EXERCISE DIRECTIONS
From the records below, extract only the lines running from the line with "Write a component" to the line with "import * as", both lines included, reproducing them exactly.

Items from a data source
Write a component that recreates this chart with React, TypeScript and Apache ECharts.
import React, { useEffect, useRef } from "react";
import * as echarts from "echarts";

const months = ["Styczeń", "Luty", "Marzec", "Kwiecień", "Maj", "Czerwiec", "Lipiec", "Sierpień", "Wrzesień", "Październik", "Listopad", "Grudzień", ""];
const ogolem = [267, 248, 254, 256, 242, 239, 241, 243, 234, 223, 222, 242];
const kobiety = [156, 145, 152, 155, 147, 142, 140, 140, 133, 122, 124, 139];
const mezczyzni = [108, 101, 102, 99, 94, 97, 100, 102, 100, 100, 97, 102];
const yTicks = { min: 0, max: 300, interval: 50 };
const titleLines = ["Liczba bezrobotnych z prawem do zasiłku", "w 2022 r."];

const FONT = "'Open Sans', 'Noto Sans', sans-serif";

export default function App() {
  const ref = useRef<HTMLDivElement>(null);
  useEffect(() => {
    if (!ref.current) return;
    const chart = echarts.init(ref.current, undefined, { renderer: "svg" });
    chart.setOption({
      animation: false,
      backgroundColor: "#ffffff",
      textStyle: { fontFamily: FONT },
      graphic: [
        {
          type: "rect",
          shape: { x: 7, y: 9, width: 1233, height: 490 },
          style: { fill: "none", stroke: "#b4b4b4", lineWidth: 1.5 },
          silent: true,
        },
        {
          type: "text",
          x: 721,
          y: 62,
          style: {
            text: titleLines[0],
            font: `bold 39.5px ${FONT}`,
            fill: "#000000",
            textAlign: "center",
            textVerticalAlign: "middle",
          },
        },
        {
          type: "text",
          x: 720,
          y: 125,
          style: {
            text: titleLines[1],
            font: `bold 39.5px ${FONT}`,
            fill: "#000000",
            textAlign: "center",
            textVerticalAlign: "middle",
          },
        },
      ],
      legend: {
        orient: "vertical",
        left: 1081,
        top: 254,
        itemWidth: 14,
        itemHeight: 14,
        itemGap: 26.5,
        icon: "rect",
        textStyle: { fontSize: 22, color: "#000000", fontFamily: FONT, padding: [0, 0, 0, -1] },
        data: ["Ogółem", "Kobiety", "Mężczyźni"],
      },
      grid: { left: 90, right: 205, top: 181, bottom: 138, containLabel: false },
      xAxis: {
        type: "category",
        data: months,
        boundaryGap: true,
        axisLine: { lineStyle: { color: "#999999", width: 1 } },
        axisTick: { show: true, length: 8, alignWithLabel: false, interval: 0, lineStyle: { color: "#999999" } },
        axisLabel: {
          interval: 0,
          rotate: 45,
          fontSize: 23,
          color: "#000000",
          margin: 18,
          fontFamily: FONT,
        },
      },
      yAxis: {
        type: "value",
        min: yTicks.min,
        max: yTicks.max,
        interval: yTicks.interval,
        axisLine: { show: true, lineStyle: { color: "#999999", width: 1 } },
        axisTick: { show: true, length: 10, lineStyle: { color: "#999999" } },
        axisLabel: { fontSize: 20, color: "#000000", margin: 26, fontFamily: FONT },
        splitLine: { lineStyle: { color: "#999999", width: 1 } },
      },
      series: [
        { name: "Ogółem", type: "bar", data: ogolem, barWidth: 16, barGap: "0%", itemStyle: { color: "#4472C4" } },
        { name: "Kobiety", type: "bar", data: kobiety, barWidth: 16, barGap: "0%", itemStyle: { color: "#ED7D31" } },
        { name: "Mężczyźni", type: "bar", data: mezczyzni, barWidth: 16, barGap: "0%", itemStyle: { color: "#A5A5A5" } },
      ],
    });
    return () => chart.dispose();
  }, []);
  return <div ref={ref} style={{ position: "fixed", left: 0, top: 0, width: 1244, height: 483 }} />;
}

--

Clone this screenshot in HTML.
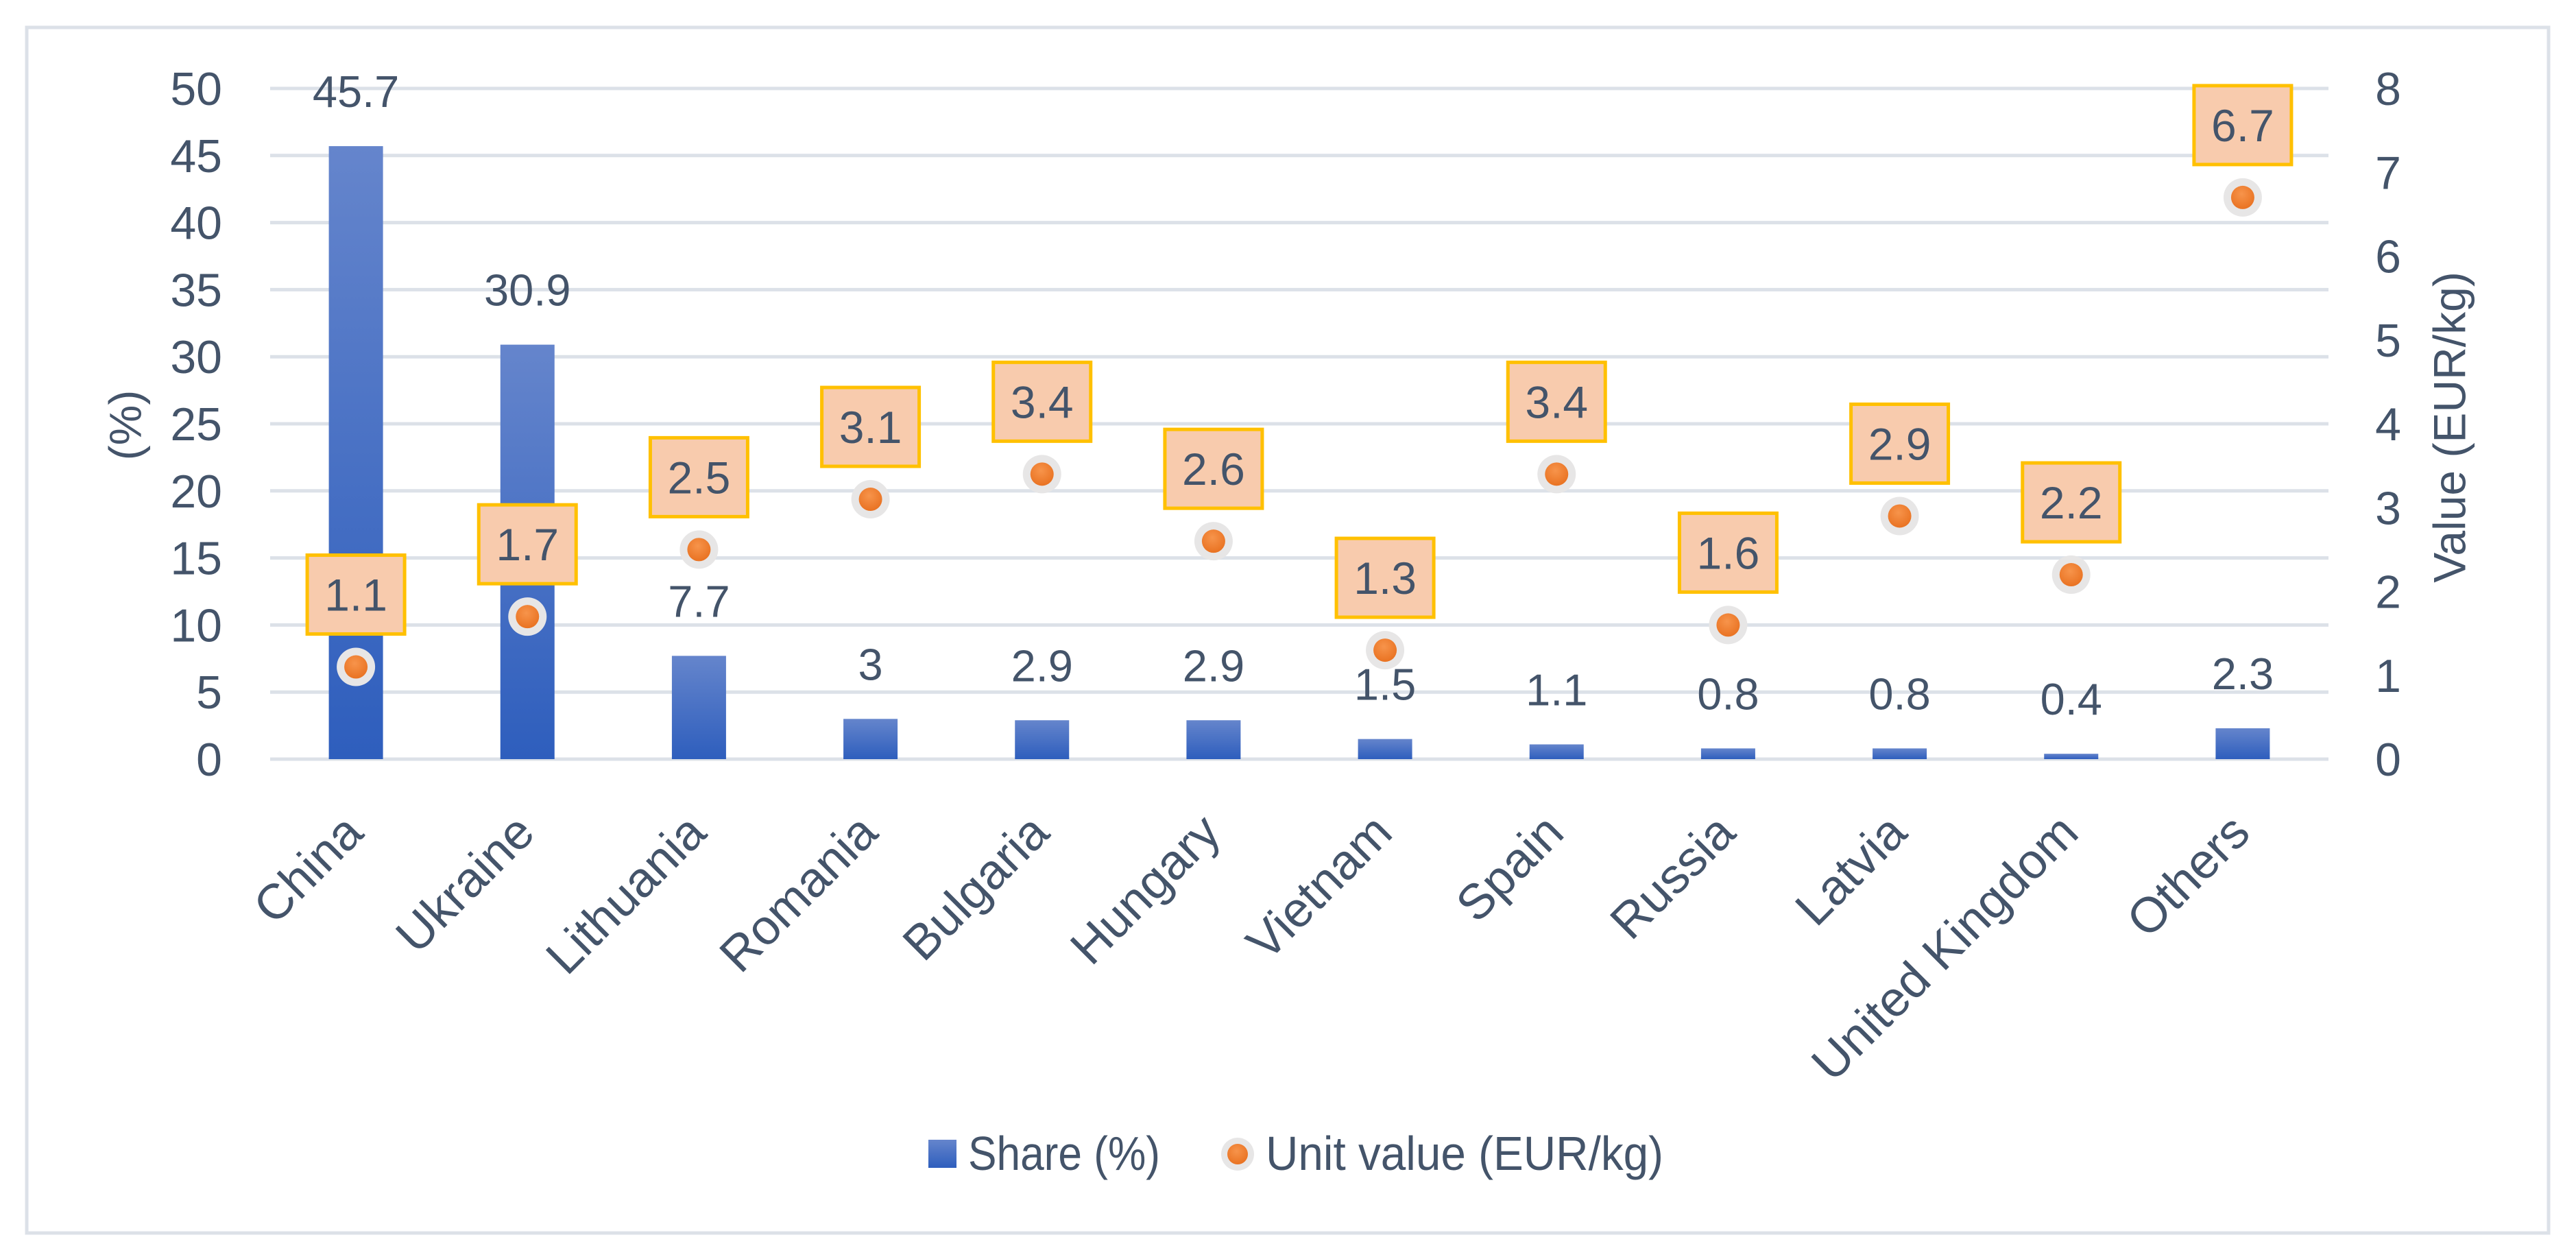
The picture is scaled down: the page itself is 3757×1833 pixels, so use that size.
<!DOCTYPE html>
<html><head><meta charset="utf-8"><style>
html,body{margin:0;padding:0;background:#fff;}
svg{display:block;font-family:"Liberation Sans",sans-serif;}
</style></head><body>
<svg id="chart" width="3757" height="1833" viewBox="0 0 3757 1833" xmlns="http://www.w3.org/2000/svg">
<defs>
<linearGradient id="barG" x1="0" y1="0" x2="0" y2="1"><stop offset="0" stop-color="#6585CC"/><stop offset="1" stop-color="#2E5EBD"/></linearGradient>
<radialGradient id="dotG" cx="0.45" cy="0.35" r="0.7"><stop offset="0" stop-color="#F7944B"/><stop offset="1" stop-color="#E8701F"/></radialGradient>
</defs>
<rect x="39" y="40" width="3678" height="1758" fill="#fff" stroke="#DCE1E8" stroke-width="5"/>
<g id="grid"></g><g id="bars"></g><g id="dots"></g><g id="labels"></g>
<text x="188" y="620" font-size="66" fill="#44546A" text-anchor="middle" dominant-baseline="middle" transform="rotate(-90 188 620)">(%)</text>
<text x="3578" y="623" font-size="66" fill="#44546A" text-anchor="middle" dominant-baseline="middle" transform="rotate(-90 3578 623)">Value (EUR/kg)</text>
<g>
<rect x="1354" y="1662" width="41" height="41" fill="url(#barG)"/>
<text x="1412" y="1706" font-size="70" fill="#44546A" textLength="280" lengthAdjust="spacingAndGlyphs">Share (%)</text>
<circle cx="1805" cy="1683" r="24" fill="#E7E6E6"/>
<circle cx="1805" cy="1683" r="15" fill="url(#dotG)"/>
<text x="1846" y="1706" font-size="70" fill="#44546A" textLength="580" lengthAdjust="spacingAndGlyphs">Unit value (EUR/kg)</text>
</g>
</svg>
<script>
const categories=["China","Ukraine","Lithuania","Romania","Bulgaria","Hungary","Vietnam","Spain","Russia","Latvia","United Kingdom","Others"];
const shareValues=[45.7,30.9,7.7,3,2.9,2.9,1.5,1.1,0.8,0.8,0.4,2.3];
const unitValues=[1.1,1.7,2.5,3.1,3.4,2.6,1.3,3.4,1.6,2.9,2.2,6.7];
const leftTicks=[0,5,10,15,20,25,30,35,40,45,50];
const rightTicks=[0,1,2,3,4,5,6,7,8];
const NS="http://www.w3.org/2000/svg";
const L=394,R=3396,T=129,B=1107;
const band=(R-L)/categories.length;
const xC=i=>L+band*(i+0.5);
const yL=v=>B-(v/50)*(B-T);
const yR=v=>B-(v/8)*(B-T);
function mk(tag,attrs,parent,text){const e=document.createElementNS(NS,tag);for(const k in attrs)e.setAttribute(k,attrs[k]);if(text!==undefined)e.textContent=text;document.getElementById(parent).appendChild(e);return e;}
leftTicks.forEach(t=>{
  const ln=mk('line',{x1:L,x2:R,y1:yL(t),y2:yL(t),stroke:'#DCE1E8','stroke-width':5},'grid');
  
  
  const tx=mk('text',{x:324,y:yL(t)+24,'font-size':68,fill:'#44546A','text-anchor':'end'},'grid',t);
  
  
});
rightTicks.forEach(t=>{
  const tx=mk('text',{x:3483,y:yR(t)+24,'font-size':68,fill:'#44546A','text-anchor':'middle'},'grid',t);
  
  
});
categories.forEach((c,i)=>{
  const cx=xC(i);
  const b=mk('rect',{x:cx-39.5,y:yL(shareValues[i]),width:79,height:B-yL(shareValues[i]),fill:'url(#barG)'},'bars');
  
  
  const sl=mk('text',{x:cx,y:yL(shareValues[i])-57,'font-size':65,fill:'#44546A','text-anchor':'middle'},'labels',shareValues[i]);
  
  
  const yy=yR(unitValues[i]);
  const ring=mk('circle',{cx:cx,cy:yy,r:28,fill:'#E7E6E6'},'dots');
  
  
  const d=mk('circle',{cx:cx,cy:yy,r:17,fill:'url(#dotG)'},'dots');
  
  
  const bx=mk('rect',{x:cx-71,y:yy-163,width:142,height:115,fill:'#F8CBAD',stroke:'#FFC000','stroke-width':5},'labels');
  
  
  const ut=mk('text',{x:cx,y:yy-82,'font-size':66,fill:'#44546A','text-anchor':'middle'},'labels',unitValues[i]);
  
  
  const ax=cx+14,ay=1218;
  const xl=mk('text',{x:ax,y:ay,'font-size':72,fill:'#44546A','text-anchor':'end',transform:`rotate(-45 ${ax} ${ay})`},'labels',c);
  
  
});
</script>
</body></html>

CORRECT RESPONSE
Write a component that recreates this chart with React, TypeScript and Apache ECharts.
import React, { useEffect, useRef } from "react";
import * as echarts from "echarts";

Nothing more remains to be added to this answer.